TASK GOAL »
Only the lines from the start of the data to the line containing "import * as", both included, should be output, exactly and without pictures.

--- STORED DATA ---

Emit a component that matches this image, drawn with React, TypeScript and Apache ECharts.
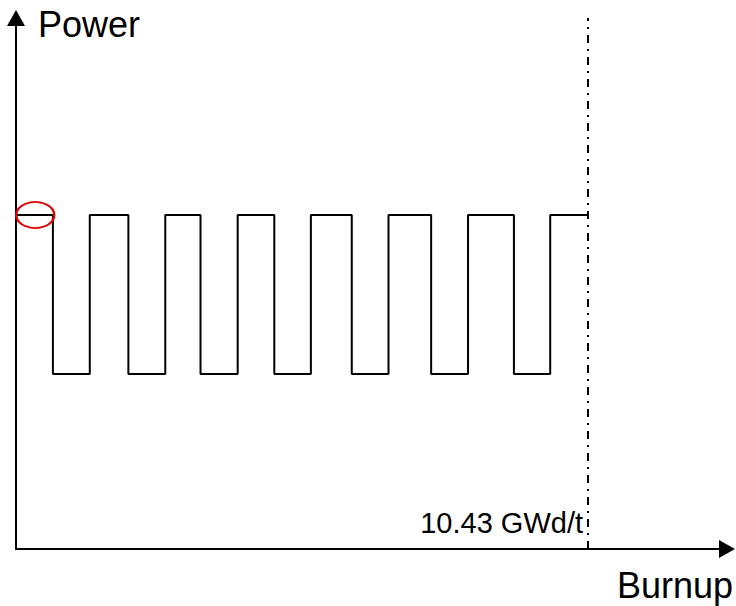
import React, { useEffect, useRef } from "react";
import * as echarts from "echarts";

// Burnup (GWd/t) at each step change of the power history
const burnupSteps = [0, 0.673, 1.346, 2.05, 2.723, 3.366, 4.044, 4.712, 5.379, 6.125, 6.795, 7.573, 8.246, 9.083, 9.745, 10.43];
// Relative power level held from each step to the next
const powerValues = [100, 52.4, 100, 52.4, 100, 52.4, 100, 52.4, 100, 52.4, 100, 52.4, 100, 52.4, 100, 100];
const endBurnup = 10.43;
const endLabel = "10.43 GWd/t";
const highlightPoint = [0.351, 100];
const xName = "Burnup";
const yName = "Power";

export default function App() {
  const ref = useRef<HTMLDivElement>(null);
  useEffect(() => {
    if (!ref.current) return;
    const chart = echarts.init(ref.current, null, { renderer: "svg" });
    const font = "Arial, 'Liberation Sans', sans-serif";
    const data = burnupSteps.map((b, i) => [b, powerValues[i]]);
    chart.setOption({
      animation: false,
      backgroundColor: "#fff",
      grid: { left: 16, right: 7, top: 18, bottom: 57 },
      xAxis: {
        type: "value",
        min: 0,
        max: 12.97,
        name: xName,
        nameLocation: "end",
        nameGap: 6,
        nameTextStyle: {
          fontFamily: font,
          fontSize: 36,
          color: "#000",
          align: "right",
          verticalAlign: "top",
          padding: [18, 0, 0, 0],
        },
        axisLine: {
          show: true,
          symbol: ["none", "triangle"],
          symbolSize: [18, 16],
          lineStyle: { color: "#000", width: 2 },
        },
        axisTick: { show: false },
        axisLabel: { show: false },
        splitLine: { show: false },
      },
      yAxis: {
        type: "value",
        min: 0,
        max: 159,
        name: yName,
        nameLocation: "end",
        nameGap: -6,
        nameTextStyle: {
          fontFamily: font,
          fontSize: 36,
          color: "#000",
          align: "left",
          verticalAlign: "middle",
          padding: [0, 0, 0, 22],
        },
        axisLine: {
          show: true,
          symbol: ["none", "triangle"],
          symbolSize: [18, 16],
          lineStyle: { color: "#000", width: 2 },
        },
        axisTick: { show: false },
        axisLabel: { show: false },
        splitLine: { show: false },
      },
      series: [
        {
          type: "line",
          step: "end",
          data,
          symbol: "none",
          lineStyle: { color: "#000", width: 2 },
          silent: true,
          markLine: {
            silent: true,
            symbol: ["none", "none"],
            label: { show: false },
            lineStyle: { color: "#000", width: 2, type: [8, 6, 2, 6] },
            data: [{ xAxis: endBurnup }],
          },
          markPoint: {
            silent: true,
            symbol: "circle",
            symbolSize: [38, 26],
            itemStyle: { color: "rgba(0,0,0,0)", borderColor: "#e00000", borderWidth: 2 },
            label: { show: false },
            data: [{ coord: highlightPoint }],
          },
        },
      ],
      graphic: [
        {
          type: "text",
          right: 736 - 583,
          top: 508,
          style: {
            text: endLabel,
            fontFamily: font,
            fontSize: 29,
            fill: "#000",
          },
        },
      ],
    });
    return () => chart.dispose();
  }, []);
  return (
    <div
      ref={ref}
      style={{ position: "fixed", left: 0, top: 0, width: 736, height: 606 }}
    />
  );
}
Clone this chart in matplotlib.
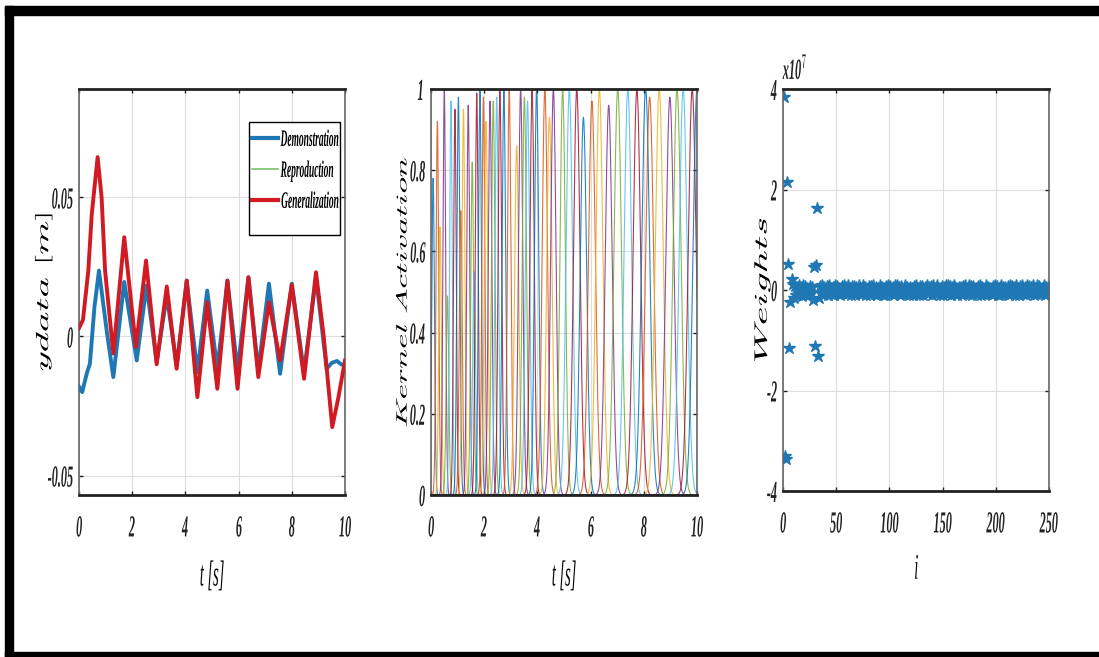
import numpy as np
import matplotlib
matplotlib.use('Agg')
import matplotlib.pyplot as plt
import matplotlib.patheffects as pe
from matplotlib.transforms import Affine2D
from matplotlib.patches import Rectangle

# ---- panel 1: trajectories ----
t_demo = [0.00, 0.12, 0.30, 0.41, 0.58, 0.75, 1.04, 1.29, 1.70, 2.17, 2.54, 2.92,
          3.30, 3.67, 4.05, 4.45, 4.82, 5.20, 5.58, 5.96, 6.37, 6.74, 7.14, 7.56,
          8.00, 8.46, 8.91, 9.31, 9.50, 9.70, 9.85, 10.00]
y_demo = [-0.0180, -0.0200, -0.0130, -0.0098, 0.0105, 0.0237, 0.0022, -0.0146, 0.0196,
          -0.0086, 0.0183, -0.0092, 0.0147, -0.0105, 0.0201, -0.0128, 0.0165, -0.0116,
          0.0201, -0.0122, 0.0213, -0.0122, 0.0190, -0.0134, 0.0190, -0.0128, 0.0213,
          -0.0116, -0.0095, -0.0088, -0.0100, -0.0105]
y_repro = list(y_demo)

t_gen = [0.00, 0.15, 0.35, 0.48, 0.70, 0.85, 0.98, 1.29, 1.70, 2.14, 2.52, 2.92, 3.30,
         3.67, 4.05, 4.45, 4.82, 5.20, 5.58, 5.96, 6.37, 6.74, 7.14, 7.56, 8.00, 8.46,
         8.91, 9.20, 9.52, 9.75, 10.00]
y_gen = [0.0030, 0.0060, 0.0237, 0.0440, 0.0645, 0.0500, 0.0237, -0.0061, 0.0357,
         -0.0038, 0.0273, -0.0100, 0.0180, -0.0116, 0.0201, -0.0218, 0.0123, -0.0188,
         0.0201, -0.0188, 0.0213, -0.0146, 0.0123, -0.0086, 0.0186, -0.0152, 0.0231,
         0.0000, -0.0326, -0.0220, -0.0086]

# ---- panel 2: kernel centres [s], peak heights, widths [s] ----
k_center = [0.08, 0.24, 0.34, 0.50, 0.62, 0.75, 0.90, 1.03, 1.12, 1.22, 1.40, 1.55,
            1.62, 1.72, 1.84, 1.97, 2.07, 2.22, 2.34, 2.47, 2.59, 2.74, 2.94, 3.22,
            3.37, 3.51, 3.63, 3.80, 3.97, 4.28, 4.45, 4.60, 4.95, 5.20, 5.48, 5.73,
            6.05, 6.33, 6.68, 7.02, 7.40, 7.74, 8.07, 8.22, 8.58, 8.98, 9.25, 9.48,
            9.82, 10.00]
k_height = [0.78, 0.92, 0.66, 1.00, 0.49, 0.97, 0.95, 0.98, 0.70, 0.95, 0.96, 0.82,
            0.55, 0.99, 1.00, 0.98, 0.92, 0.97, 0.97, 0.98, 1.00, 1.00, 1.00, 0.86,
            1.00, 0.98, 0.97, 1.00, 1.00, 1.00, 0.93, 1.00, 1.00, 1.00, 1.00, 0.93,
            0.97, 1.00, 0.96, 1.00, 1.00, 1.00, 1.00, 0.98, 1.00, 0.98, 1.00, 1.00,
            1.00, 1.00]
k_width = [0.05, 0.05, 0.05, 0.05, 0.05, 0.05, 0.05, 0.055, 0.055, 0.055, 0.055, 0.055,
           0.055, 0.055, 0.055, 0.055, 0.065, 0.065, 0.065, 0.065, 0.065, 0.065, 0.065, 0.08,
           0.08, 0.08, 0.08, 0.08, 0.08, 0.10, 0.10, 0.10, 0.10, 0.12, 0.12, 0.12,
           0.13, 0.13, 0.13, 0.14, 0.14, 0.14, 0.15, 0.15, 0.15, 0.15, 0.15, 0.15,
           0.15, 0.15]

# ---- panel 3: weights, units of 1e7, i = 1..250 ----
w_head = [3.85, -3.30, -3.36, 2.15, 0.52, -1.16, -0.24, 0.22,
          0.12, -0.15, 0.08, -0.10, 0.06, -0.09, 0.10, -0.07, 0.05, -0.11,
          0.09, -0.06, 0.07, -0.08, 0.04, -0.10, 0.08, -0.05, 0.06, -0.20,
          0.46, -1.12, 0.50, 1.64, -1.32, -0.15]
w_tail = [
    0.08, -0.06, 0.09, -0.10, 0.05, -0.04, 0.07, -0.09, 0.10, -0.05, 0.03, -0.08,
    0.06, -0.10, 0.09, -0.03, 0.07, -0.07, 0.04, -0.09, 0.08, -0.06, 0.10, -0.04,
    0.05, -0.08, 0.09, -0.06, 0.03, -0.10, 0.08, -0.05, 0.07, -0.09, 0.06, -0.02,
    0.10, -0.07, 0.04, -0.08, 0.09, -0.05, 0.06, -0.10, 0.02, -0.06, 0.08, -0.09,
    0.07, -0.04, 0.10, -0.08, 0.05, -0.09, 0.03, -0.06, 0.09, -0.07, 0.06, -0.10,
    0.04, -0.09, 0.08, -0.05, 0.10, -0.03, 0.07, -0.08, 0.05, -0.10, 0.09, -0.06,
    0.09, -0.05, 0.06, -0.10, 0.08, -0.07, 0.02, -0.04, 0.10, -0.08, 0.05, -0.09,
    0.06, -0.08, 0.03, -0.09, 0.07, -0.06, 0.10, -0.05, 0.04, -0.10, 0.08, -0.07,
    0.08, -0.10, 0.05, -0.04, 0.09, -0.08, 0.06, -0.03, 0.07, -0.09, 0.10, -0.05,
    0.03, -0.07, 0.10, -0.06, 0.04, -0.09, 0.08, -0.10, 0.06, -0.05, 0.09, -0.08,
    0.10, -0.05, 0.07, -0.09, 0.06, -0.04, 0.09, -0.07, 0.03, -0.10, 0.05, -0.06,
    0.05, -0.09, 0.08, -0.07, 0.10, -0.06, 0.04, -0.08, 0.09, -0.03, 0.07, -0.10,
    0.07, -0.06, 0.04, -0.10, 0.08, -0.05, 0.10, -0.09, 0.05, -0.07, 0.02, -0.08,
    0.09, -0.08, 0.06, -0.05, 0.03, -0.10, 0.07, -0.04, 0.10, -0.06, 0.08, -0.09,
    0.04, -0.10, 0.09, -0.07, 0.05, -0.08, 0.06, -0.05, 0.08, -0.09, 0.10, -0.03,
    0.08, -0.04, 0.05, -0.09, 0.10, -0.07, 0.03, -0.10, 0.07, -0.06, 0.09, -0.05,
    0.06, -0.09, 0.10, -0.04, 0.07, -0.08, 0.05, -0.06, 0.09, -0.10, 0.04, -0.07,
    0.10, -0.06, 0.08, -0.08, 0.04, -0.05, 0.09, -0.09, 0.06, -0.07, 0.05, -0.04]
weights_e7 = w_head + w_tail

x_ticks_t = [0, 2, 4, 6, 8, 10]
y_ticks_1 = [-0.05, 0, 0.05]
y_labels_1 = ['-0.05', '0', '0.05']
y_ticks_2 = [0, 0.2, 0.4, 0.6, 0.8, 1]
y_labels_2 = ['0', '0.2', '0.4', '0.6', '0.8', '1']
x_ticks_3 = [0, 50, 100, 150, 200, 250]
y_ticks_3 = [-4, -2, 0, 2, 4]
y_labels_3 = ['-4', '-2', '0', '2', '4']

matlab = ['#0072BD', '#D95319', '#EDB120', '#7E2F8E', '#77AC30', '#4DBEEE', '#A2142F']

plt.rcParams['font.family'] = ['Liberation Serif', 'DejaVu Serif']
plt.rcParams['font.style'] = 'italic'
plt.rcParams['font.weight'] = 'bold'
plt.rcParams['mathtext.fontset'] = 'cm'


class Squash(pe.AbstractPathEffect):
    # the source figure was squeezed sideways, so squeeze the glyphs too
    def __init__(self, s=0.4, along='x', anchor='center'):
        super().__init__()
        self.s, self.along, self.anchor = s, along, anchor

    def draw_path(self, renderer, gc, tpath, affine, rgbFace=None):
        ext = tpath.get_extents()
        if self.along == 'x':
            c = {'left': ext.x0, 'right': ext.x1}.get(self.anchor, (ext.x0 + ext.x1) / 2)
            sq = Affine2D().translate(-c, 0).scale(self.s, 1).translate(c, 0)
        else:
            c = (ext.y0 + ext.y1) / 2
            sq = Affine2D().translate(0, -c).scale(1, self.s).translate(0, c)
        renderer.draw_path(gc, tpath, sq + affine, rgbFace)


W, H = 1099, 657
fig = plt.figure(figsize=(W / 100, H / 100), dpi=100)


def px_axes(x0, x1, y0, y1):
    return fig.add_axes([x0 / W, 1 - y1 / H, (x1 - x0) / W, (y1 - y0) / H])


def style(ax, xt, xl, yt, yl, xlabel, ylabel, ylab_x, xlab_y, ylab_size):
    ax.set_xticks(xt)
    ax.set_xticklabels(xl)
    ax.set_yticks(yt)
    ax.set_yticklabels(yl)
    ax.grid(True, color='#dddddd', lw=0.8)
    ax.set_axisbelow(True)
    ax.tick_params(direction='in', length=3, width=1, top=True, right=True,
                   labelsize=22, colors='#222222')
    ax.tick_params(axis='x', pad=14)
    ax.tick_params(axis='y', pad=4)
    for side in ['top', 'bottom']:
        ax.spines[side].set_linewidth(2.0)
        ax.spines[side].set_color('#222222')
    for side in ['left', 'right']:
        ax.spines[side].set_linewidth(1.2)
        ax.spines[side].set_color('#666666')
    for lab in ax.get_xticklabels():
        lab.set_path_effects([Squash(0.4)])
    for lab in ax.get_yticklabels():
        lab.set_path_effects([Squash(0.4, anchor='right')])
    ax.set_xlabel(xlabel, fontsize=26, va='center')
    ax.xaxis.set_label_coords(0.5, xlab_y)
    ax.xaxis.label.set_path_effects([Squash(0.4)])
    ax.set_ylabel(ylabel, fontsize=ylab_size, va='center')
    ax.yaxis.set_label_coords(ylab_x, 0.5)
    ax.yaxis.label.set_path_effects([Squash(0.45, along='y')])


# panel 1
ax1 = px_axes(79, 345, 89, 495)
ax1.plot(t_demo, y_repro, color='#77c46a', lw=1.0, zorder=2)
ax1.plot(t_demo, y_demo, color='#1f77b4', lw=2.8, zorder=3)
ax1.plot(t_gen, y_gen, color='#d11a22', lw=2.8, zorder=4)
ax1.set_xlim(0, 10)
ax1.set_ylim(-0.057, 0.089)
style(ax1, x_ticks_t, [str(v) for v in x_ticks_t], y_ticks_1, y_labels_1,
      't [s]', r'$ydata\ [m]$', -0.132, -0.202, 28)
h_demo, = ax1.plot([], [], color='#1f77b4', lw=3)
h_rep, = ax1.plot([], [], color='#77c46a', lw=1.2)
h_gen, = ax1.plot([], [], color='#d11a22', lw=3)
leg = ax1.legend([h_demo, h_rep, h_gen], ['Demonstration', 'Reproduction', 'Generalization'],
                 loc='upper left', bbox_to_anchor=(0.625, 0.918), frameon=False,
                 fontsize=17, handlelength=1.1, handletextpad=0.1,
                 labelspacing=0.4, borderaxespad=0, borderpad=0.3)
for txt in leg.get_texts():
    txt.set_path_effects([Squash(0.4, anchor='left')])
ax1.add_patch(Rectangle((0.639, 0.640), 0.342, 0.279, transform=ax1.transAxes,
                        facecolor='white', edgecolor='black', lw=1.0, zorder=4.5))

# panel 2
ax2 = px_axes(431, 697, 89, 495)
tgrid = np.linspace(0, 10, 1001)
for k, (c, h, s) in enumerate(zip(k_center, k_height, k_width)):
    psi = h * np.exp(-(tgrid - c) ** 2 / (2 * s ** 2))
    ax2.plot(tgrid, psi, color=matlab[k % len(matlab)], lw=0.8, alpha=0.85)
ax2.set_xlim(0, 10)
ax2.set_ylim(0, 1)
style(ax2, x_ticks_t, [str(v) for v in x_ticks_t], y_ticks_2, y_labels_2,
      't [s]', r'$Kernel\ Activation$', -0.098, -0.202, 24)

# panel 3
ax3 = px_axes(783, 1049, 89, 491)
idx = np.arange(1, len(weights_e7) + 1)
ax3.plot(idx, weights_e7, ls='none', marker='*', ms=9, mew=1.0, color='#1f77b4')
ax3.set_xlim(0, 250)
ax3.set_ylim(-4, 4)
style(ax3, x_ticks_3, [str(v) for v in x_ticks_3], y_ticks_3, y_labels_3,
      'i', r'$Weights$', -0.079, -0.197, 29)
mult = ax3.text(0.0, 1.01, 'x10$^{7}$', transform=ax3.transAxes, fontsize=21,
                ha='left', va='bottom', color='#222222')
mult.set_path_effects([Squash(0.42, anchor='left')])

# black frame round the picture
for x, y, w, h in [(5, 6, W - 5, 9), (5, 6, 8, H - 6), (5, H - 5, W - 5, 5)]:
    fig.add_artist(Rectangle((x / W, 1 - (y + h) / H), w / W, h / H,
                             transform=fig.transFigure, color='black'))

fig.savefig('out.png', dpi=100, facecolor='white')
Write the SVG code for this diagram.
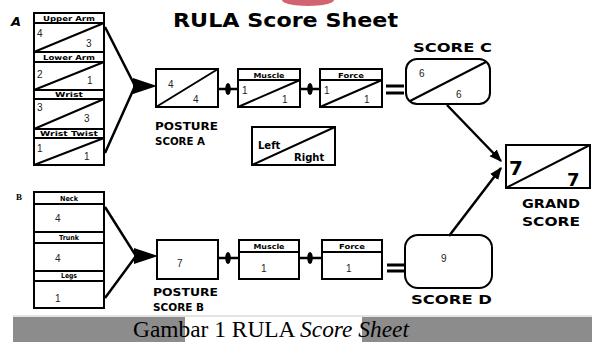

---

OUTPUT OF THE EXERCISE »
Emit a component that matches this image, drawn with React, TypeScript and Apache ECharts.
import React, { useEffect, useRef } from "react";
import * as echarts from "echarts";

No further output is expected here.